Tours by The Queen, The Duke of Edinburgh and other Members of the Royal Family are always special occasions for Canadians to participate in events and celebrations. Individual engagements can range from the very formal to the informal. The following guidelines are designed to help people feel comfortable and prepared; they are not rules to be applied inflexibly or prescriptively. Members of the Royal Family wish any elements of protocol to be in tune with what is generally acceptable in Canadian society.

How to Address

The Queen is called “Your Majesty” initially and “Ma'am” as the conversation continues. The Duke of Edinburgh is called “Your Royal Highness” initially and “Sir” as the conversation continues. Other members of the Royal Family are called “Your Royal Highness” initially and “Sir/Ma'am” as the conversation continues.

To learn more, have a look at our page regarding styles of address, particularly salutations addressed to members of the Royal Family.

Host

Upon arrival at each site to be visited, the Members of the Royal Family are greeted by the host. No presentations are required as they will be aware of who the host is, having been provided with briefing notes.

When accompanying the Royal Visitor, it is appropriate for the host to walk beside the Royal Visitor. The host should make introductions as required.

Curtsy/Bow

It is up to those meeting The Queen, The Duke of Edinburgh and other Members of the Royal Family to choose whether or not they wish to bow/curtsey or simply shake hands. General courtesy dictates that and are most appropriate and always welcomed.

Description of a bow/curtsey for those who choose to make it:

Men: a neck bow – just a little more than a nod of the head.
Women: the right foot is placed behind the left heel, and the knees bent slightly.

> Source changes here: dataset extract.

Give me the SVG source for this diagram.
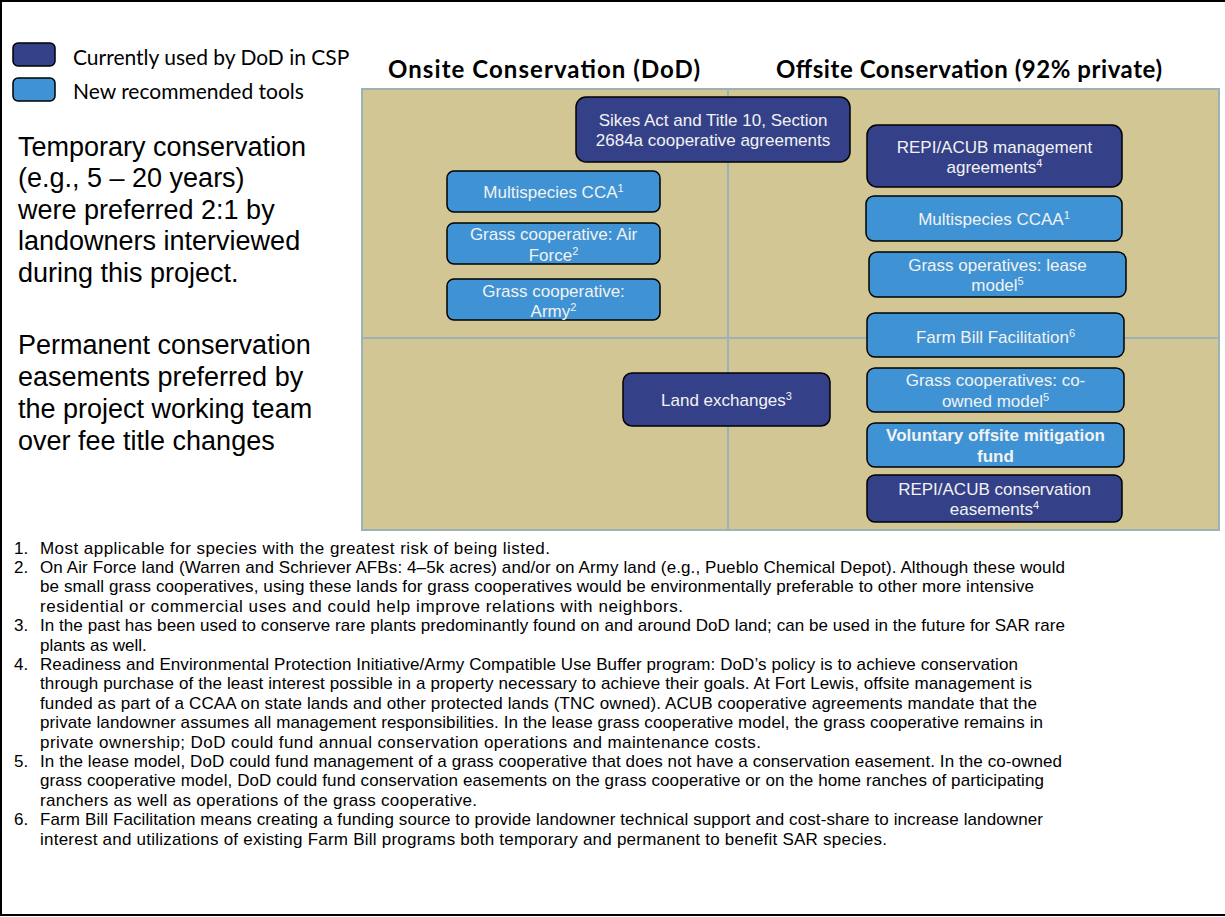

It is quite appropriate to shake hands if the opportunity presents itself and a Member of the Royal Family offers to do so.

Dress

Members of the Royal Family do not wish anyone to be put to unnecessary expense by buying special clothes, hats or gloves. The following points may, however, be of use in answering queries:

  • There is no requirement for hats to be worn, though it is entirely acceptable to do so. Hats are not normally worn at functions after 6:30 p.m.
  • There is no requirement for gloves to be worn. However, if a woman wishes to wear them, they need not be white and should not be taken off before the wearer is presented.
  • Where a black tie and long evening dress are called for, cocktail dress, national dress and dark lounge suit are also acceptable.

It is not generally known in advance what colour clothes Her Majesty or other female Members of the Royal Family will wear at functions.

Toasts

There is no rule for toasts, nor is there a governmental policy dictating when they should be made. Those organizing an event decide if and when a toast is suggested.

This is the usual procedure:

  • After the dessert and coffee are served, the host stands and asks guests to join him/her in toasting The Queen. When all guests are standing, the host raises his or her glass, and then says without music or other words: “Ladies and Gentlemen, The Queen.”
  • All guests repeat the words “The Queen,” drink and resume their seats - this is often done bilingually.
  • A toast to The Queen is always the first one to be offered.
  • Any type of drink can be used for a toast, except for cocktails, while wine and water are preferred.

Members of the Royal Family usually do not respond to toasts, but may choose to do so.